[Rows from a dataset of charts and code]
────────────────────
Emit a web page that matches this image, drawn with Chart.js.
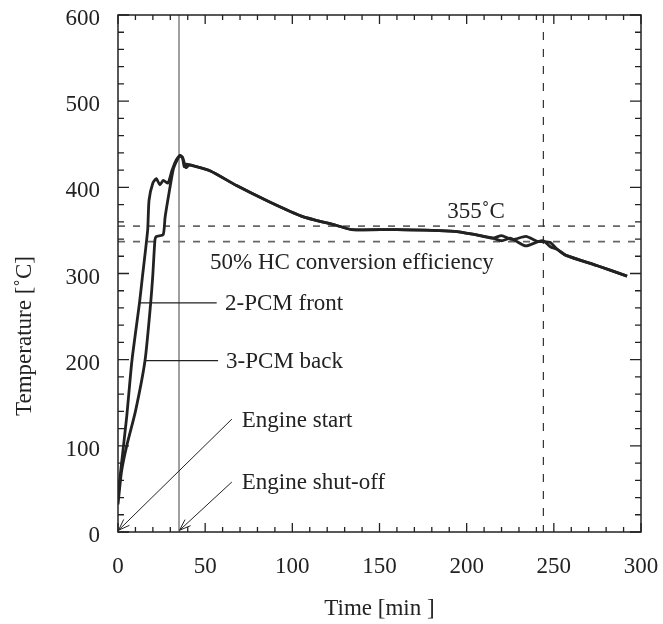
<!DOCTYPE html>
<html>
<head>
<meta charset="utf-8">
<script src="https://cdn.jsdelivr.net/npm/chart.js@4/dist/chart.umd.min.js"></script>
<style>
  html, body { margin: 0; padding: 0; background: #fff; }
  #wrap { width: 663px; height: 624px; }
</style>
</head>
<body>
<div id="wrap"><canvas id="chart"></canvas></div>
<script>
// data (time in min, temperature in degC)
const frontTime = [0, 1.5, 5, 8, 12.4, 14, 17, 17.8, 20, 22, 24, 26, 28.7, 31, 33.5, 35.5, 37, 39, 41, 53, 68, 87, 106, 125, 134, 160, 193, 205, 215, 220, 225, 228, 234, 241, 244, 248, 252, 257, 275, 292];
const frontTemp = [40, 70, 134, 199, 267, 296, 350, 385, 405, 410, 403, 408, 405, 420, 432, 437, 435, 423, 426, 419, 402, 383, 366, 356, 351, 351, 349, 345, 341, 344, 340, 340, 343, 337, 337, 336, 328, 321, 309, 297];
const backTime = [0, 2, 5, 10, 15.5, 18.8, 19.9, 21.2, 22, 25.9, 27, 28.9, 31.6, 33.5, 35.5, 37, 38, 39.5, 41, 53, 68, 87, 106, 125, 134, 160, 193, 205, 215, 220, 225, 228, 234, 241, 244, 248, 252, 257, 275, 292];
const backTemp = [32, 70, 100, 140, 199, 267, 296, 339, 343, 345, 365, 389, 420, 430, 437, 434, 424, 427, 426, 419, 402, 383, 366, 356, 351, 351, 349, 345, 341, 338, 341, 338, 332, 337, 338, 331, 328, 321, 309, 297];

const xTicks = [0, 50, 100, 150, 200, 250, 300];
const yTicks = [0, 100, 200, 300, 400, 500, 600];

const hcLine = 337;      // 50% HC conversion efficiency
const limitLine = 355;   // 355 degC
const shutOff = 35;      // engine shut-off
const markTime = 244;    // dashed vertical

const FONT = '23px "Liberation Serif", "Times New Roman", serif';
const INK = '#222';

function toPoints(xs, ys) {
  return xs.map((x, i) => ({ x: x, y: ys[i] }));
}

function arrow(ctx, x1, y1, x2, y2) {
  const a = Math.atan2(y2 - y1, x2 - x1);
  const h = 12;
  ctx.beginPath();
  ctx.moveTo(x1, y1);
  ctx.lineTo(x2, y2);
  ctx.moveTo(x2 - h * Math.cos(a - 0.35), y2 - h * Math.sin(a - 0.35));
  ctx.lineTo(x2, y2);
  ctx.lineTo(x2 - h * Math.cos(a + 0.35), y2 - h * Math.sin(a + 0.35));
  ctx.stroke();
}

// reference lines under the curves
const refLines = {
  id: 'refLines',
  beforeDatasetsDraw(chart) {
    const { ctx, chartArea: a, scales: { x, y } } = chart;
    ctx.save();
    ctx.lineWidth = 1.6;
    ctx.strokeStyle = '#666';
    ctx.setLineDash([7, 8]);
    [limitLine, hcLine].forEach(v => {
      const py = y.getPixelForValue(v);
      ctx.beginPath();
      ctx.moveTo(a.left, py);
      ctx.lineTo(a.right, py);
      ctx.stroke();
    });
    ctx.lineWidth = 1.2;
    ctx.strokeStyle = '#333';
    ctx.setLineDash([8, 9]);
    const px = x.getPixelForValue(markTime);
    ctx.beginPath();
    ctx.moveTo(px, a.top);
    ctx.lineTo(px, a.bottom);
    ctx.stroke();
    ctx.setLineDash([]);
    ctx.lineWidth = 1.6;
    ctx.strokeStyle = '#888';
    const sx = x.getPixelForValue(shutOff);
    ctx.beginPath();
    ctx.moveTo(sx, a.top);
    ctx.lineTo(sx, a.bottom);
    ctx.stroke();
    ctx.restore();
  }
};

// frame, inward ticks, labels and arrows
const overlay = {
  id: 'overlay',
  afterDatasetsDraw(chart) {
    const { ctx, chartArea: a, scales: { x, y } } = chart;
    ctx.save();
    ctx.strokeStyle = INK;
    ctx.lineWidth = 1.5;
    ctx.strokeRect(a.left, a.top, a.right - a.left, a.bottom - a.top);

    ctx.lineWidth = 1.3;
    for (let v = 0; v <= 300; v += 10) {
      const len = v % 50 === 0 ? 9 : 5;
      const px = x.getPixelForValue(v);
      ctx.beginPath();
      ctx.moveTo(px, a.bottom); ctx.lineTo(px, a.bottom - len);
      ctx.moveTo(px, a.top); ctx.lineTo(px, a.top + len);
      ctx.stroke();
    }
    for (let v = 0; v <= 600; v += 20) {
      const len = v % 100 === 0 ? 11 : 6;
      const py = y.getPixelForValue(v);
      ctx.beginPath();
      ctx.moveTo(a.left, py); ctx.lineTo(a.left + len, py);
      ctx.moveTo(a.right, py); ctx.lineTo(a.right - len, py);
      ctx.stroke();
    }

    // label leader lines
    ctx.lineWidth = 1.2;
    ctx.beginPath();
    ctx.moveTo(x.getPixelForValue(12.2), y.getPixelForValue(266));
    ctx.lineTo(x.getPixelForValue(56.6), y.getPixelForValue(266));
    ctx.moveTo(x.getPixelForValue(16), y.getPixelForValue(199));
    ctx.lineTo(x.getPixelForValue(57.4), y.getPixelForValue(199));
    ctx.stroke();
    ctx.lineWidth = 1;
    arrow(ctx, x.getPixelForValue(65.3), y.getPixelForValue(131), x.getPixelForValue(0.3), y.getPixelForValue(2));
    arrow(ctx, x.getPixelForValue(65.3), y.getPixelForValue(58), x.getPixelForValue(35.3), y.getPixelForValue(2));

    ctx.fillStyle = INK;
    ctx.font = FONT;
    ctx.textBaseline = 'middle';
    ctx.textAlign = 'left';
    ctx.fillText('50% HC conversion efficiency', x.getPixelForValue(52.8), y.getPixelForValue(312));
    ctx.fillText('2-PCM front', x.getPixelForValue(61.4), y.getPixelForValue(265));
    ctx.fillText('3-PCM back', x.getPixelForValue(62), y.getPixelForValue(197));
    ctx.fillText('Engine start', x.getPixelForValue(71), y.getPixelForValue(129));
    ctx.fillText('Engine shut-off', x.getPixelForValue(71), y.getPixelForValue(57));
    ctx.textAlign = 'center';
    ctx.fillText('355˚C', x.getPixelForValue(205.4), y.getPixelForValue(372));

    // y axis title
    ctx.translate(25, 336);
    ctx.rotate(-Math.PI / 2);
    ctx.fillText('Temperature [˚C]', 0, 0);
    ctx.restore();
  }
};

new Chart(document.getElementById('chart'), {
  type: 'line',
  data: {
    datasets: [
      {
        label: '2-PCM front',
        data: toPoints(frontTime, frontTemp),
        borderColor: INK,
        borderWidth: 2.8,
        pointRadius: 0,
        tension: 0.2,
        fill: false
      },
      {
        label: '3-PCM back',
        data: toPoints(backTime, backTemp),
        borderColor: INK,
        borderWidth: 2.8,
        pointRadius: 0,
        tension: 0.2,
        fill: false
      }
    ]
  },
  options: {
    responsive: true,
    maintainAspectRatio: false,
    animation: false,
    events: [],
    layout: { padding: { top: 15, right: 22, left: 0, bottom: 0 } },
    plugins: {
      legend: { display: false },
      tooltip: { enabled: false }
    },
    scales: {
      x: {
        type: 'linear',
        min: 0,
        max: 300,
        afterFit: s => { s.height = 92; s.paddingLeft = 0; s.paddingRight = 0; },
        afterBuildTicks: s => { s.ticks = xTicks.map(v => ({ value: v })); },
        grid: { display: false, drawTicks: false },
        border: { display: false },
        ticks: { padding: 21, color: INK, font: { family: '"Liberation Serif", serif', size: 23 }, maxRotation: 0 },
        title: { display: true, text: 'Time [min ]', color: INK, font: { family: '"Liberation Serif", serif', size: 23 }, padding: { bottom: 1 } }
      },
      y: {
        min: 0,
        max: 600,
        afterFit: s => { s.width = 118; s.paddingTop = 0; s.paddingBottom = 0; },
        afterBuildTicks: s => { s.ticks = yTicks.map(v => ({ value: v })); },
        grid: { display: false, drawTicks: false },
        border: { display: false },
        ticks: { padding: 18, labelOffset: 4, color: INK, font: { family: '"Liberation Serif", serif', size: 23 } }
      }
    }
  },
  plugins: [refLines, overlay]
});
</script>
</body>
</html>
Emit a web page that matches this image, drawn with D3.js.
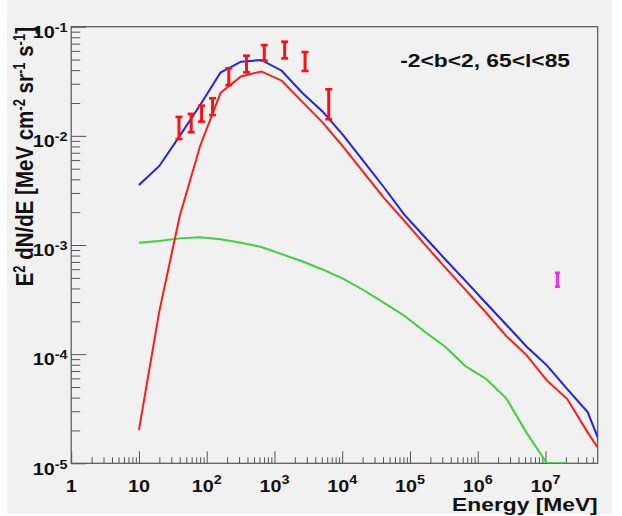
<!DOCTYPE html>
<html>
<head>
<meta charset="utf-8">
<script src="https://cdn.jsdelivr.net/npm/d3@7"></script>
<style>
  body { margin: 0; background: #fff; }
  text { font-family: "Liberation Sans", Arial, Helvetica, sans-serif; font-weight: bold; fill: #111; }
</style>
</head>
<body>
<svg id="canvas" width="622" height="516"></svg>
<script>
// model grid (MeV)
const energies = [10, 20, 40, 80, 160, 320, 640, 1280, 2560, 5120, 10240, 20480, 40960, 81920,
    163840, 327680, 655360, 1310720, 2621440, 5242880, 10485760, 20971520, 41943040, 83886080];

// total (blue), pi0 (red), inverse compton (green)
const totalFlux = [3.55e-3, 5.3e-3, 1.0e-2, 1.92e-2, 3.8e-2, 4.78e-2, 4.96e-2, 3.95e-2, 2.48e-2, 1.675e-2,
    1.02e-2, 5.89e-3, 3.4e-3, 1.91e-3, 1.19e-3, 7.45e-4, 4.72e-4, 2.96e-4, 1.87e-4, 1.175e-4,
    7.9e-5, 4.78e-5, 2.95e-5, 1.0e-5];
const pionFlux = [2.02e-5, 2.48e-4, 1.84e-3, 8.07e-3, 2.48e-2, 3.5e-2, 3.89e-2, 3.2e-2, 2.06e-2, 1.33e-2,
    8.02e-3, 4.65e-3, 2.72e-3, 1.67e-3, 1.02e-3, 6.27e-4, 3.9e-4, 2.42e-4, 1.47e-4, 9.8e-5,
    5.75e-5, 3.88e-5, 1.92e-5, 1.0e-5];
const icFlux = [1.05e-3, 1.09e-3, 1.15e-3, 1.175e-3, 1.13e-3, 1.05e-3, 9.6e-4, 8.24e-4, 7.1e-4, 5.97e-4,
    4.93e-4, 3.87e-4, 2.96e-4, 2.26e-4, 1.61e-4, 1.175e-4, 7.78e-5, 5.98e-5, 3.96e-5, 1.91e-5,
    1.0e-5, 1.0e-5];

// measured points (error bar low / high)
const dataE  = [39, 59, 84, 122, 212, 387, 707, 1414, 2828, 6325];
const dataLo = [0.00935, 0.0108, 0.0135, 0.0155, 0.0292, 0.0382, 0.0489, 0.0513, 0.0393, 0.0142];
const dataHi = [0.0149, 0.0159, 0.0189, 0.0221, 0.0416, 0.0542, 0.0679, 0.0729, 0.0586, 0.0267];

const tevE  = [1.5e7];
const tevLo = [4.15e-4];
const tevHi = [5.57e-4];

const xMajor  = [1, 10, 100, 1e3, 1e4, 1e5, 1e6, 1e7];
const xLabels = [["1", ""], ["10", ""], ["10", "2"], ["10", "3"], ["10", "4"], ["10", "5"], ["10", "6"], ["10", "7"]];
const yMajor  = [1e-5, 1e-4, 1e-3, 1e-2, 1e-1];
const yLabels = [["10", "-5"], ["10", "-4"], ["10", "-3"], ["10", "-2"], ["10", "-1"]];

const xTitle = "Energy [MeV]";
const yTitle = [["E", "2"], [" dN/dE [MeV cm", "-2"], [" sr", "-1"], [" s", "-1"], ["]", ""]];
const regionLabel = "-2<b<2, 65<l<85";

const plotL = 71.2, plotR = 597.7, plotT = 26.7, plotB = 463.3;
const stretch = 1.2; // picture is a bit wider than tall

const svg = d3.select('#canvas');
svg.append('rect').attr('x', 7).attr('y', 0).attr('width', 605).attr('height', 514).style('fill', '#f1f1f1');

const x = d3.scaleLog().domain([1, 5.9e7]).range([plotL, plotR]);
const y = d3.scaleLog().domain([1e-5, 1e-1]).range([plotB, plotT]);

const xMinor = x.ticks().filter(v => !xMajor.includes(v));
const yMinor = y.ticks().filter(v => !yMajor.some(m => Math.abs(m - v) / m < 1e-6));

function styleAxis(g) {
    g.select('.domain').remove();
    g.selectAll('line').style('stroke', '#555').style('stroke-width', 1);
}

// x axis ticks (pointing up)
svg.append('g').attr('transform', `translate(0,${plotB})`)
    .call(d3.axisBottom(x).tickValues(xMajor).tickSize(-12).tickSizeOuter(0).tickFormat(''))
    .call(styleAxis);
svg.append('g').attr('transform', `translate(0,${plotB})`)
    .call(d3.axisBottom(x).tickValues(xMinor).tickSize(-6).tickSizeOuter(0).tickFormat(''))
    .call(styleAxis);

// y axis ticks (pointing right)
svg.append('g').attr('transform', `translate(${plotL},0)`)
    .call(d3.axisLeft(y).tickValues(yMajor).tickSize(-15).tickSizeOuter(0).tickFormat(''))
    .call(styleAxis);
svg.append('g').attr('transform', `translate(${plotL},0)`)
    .call(d3.axisLeft(y).tickValues(yMinor).tickSize(-9).tickSizeOuter(0).tickFormat(''))
    .call(styleAxis);

// frame
svg.append('rect')
    .attr('x', plotL).attr('y', plotT).attr('width', plotR - plotL).attr('height', plotB - plotT)
    .style('fill', 'none').style('stroke', '#555').style('stroke-width', 1.2);

// text pieces with superscripts: [[normal, sup], ...]
function richText(sel, parts, supSize, rise) {
    let back = 0;
    parts.forEach(p => {
        const n = sel.append('tspan').text(p[0]);
        if (back) n.attr('dy', back);
        back = 0;
        if (p[1]) {
            sel.append('tspan').attr('dy', -rise).style('font-size', supSize + 'px').text(p[1]);
            back = rise;
        }
    });
}

// x tick labels
xMajor.forEach((v, i) => {
    const t = svg.append('text')
        .attr('transform', `translate(${x(v)},491.5) scale(${stretch},1)`)
        .attr('text-anchor', 'middle').style('font-size', '16.5px');
    richText(t, [xLabels[i]], 12, 8);
});

// y tick labels
yMajor.forEach((v, i) => {
    const t = svg.append('text')
        .attr('transform', `translate(67.5,${y(v) + 11.3}) scale(${stretch},1)`)
        .attr('text-anchor', 'end').style('font-size', '16.5px');
    richText(t, [yLabels[i]], 12, 6);
});

// titles
svg.append('text')
    .attr('transform', `translate(${plotR},511) scale(${stretch},1)`)
    .attr('text-anchor', 'end').style('font-size', '19px').text(xTitle);

const yt = svg.append('text')
    .attr('transform', `translate(33,27) scale(${stretch},1) rotate(-90)`)
    .attr('text-anchor', 'end').style('font-size', '20.5px');
richText(yt, yTitle, 13, 7);

svg.append('text')
    .attr('transform', `translate(570,66.5) scale(${stretch},1)`)
    .attr('text-anchor', 'end').style('font-size', '19px').text(regionLabel);

// curves
svg.append('clipPath').attr('id', 'plotClip')
    .append('rect').attr('x', plotL).attr('y', plotT).attr('width', plotR - plotL).attr('height', plotB - plotT);

const line = d3.line().x(d => x(d[0])).y(d => y(d[1]));
const curves = [
    {vals: icFlux, color: '#3fcf3f'},
    {vals: pionFlux, color: '#ff1a1a'},
    {vals: totalFlux, color: '#2020f0'}
];
svg.append('g').attr('clip-path', 'url(#plotClip)')
    .selectAll('path')
    .data(curves)
    .join('path')
    .attr('d', c => line(c.vals.map((v, i) => [energies[i], v])))
    .style('fill', 'none')
    .style('stroke', c => c.color)
    .style('stroke-width', 2);

// error bars
function errorBars(es, lo, hi, color, capW) {
    const g = svg.append('g');
    const pts = es.map((e, i) => ({e: e, lo: lo[i], hi: hi[i]}));
    g.selectAll('line.bar').data(pts).join('line').attr('class', 'bar')
        .attr('x1', d => x(d.e)).attr('x2', d => x(d.e))
        .attr('y1', d => y(d.hi)).attr('y2', d => y(d.lo))
        .style('stroke', color).style('stroke-width', 3);
    ['hi', 'lo'].forEach(k => {
        g.selectAll('line.cap' + k).data(pts).join('line').attr('class', 'cap' + k)
            .attr('x1', d => x(d.e) - capW / 2).attr('x2', d => x(d.e) + capW / 2)
            .attr('y1', d => y(d[k])).attr('y2', d => y(d[k]))
            .style('stroke', color).style('stroke-width', 2.6);
    });
}
errorBars(dataE, dataLo, dataHi, '#ff1010', 7);
errorBars(tevE, tevLo, tevHi, '#ff20ff', 5);
</script>
</body>
</html>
────────────────────
Would you restate, exactly and with no pictures, the lines of the entries above from the one containing "Emit a web page that matches this image, drawn with D3.js." through the one containing "const stretch = 1.2;"?

Emit a web page that matches this image, drawn with D3.js.
<!DOCTYPE html>
<html>
<head>
<meta charset="utf-8">
<script src="https://cdn.jsdelivr.net/npm/d3@7"></script>
<style>
  body { margin: 0; background: #fff; }
  text { font-family: "Liberation Sans", Arial, Helvetica, sans-serif; font-weight: bold; fill: #111; }
</style>
</head>
<body>
<svg id="canvas" width="622" height="516"></svg>
<script>
// model grid (MeV)
const energies = [10, 20, 40, 80, 160, 320, 640, 1280, 2560, 5120, 10240, 20480, 40960, 81920,
    163840, 327680, 655360, 1310720, 2621440, 5242880, 10485760, 20971520, 41943040, 83886080];

// total (blue), pi0 (red), inverse compton (green)
const totalFlux = [3.55e-3, 5.3e-3, 1.0e-2, 1.92e-2, 3.8e-2, 4.78e-2, 4.96e-2, 3.95e-2, 2.48e-2, 1.675e-2,
    1.02e-2, 5.89e-3, 3.4e-3, 1.91e-3, 1.19e-3, 7.45e-4, 4.72e-4, 2.96e-4, 1.87e-4, 1.175e-4,
    7.9e-5, 4.78e-5, 2.95e-5, 1.0e-5];
const pionFlux = [2.02e-5, 2.48e-4, 1.84e-3, 8.07e-3, 2.48e-2, 3.5e-2, 3.89e-2, 3.2e-2, 2.06e-2, 1.33e-2,
    8.02e-3, 4.65e-3, 2.72e-3, 1.67e-3, 1.02e-3, 6.27e-4, 3.9e-4, 2.42e-4, 1.47e-4, 9.8e-5,
    5.75e-5, 3.88e-5, 1.92e-5, 1.0e-5];
const icFlux = [1.05e-3, 1.09e-3, 1.15e-3, 1.175e-3, 1.13e-3, 1.05e-3, 9.6e-4, 8.24e-4, 7.1e-4, 5.97e-4,
    4.93e-4, 3.87e-4, 2.96e-4, 2.26e-4, 1.61e-4, 1.175e-4, 7.78e-5, 5.98e-5, 3.96e-5, 1.91e-5,
    1.0e-5, 1.0e-5];

// measured points (error bar low / high)
const dataE  = [39, 59, 84, 122, 212, 387, 707, 1414, 2828, 6325];
const dataLo = [0.00935, 0.0108, 0.0135, 0.0155, 0.0292, 0.0382, 0.0489, 0.0513, 0.0393, 0.0142];
const dataHi = [0.0149, 0.0159, 0.0189, 0.0221, 0.0416, 0.0542, 0.0679, 0.0729, 0.0586, 0.0267];

const tevE  = [1.5e7];
const tevLo = [4.15e-4];
const tevHi = [5.57e-4];

const xMajor  = [1, 10, 100, 1e3, 1e4, 1e5, 1e6, 1e7];
const xLabels = [["1", ""], ["10", ""], ["10", "2"], ["10", "3"], ["10", "4"], ["10", "5"], ["10", "6"], ["10", "7"]];
const yMajor  = [1e-5, 1e-4, 1e-3, 1e-2, 1e-1];
const yLabels = [["10", "-5"], ["10", "-4"], ["10", "-3"], ["10", "-2"], ["10", "-1"]];

const xTitle = "Energy [MeV]";
const yTitle = [["E", "2"], [" dN/dE [MeV cm", "-2"], [" sr", "-1"], [" s", "-1"], ["]", ""]];
const regionLabel = "-2<b<2, 65<l<85";

const plotL = 71.2, plotR = 597.7, plotT = 26.7, plotB = 463.3;
const stretch = 1.2; // picture is a bit wider than tall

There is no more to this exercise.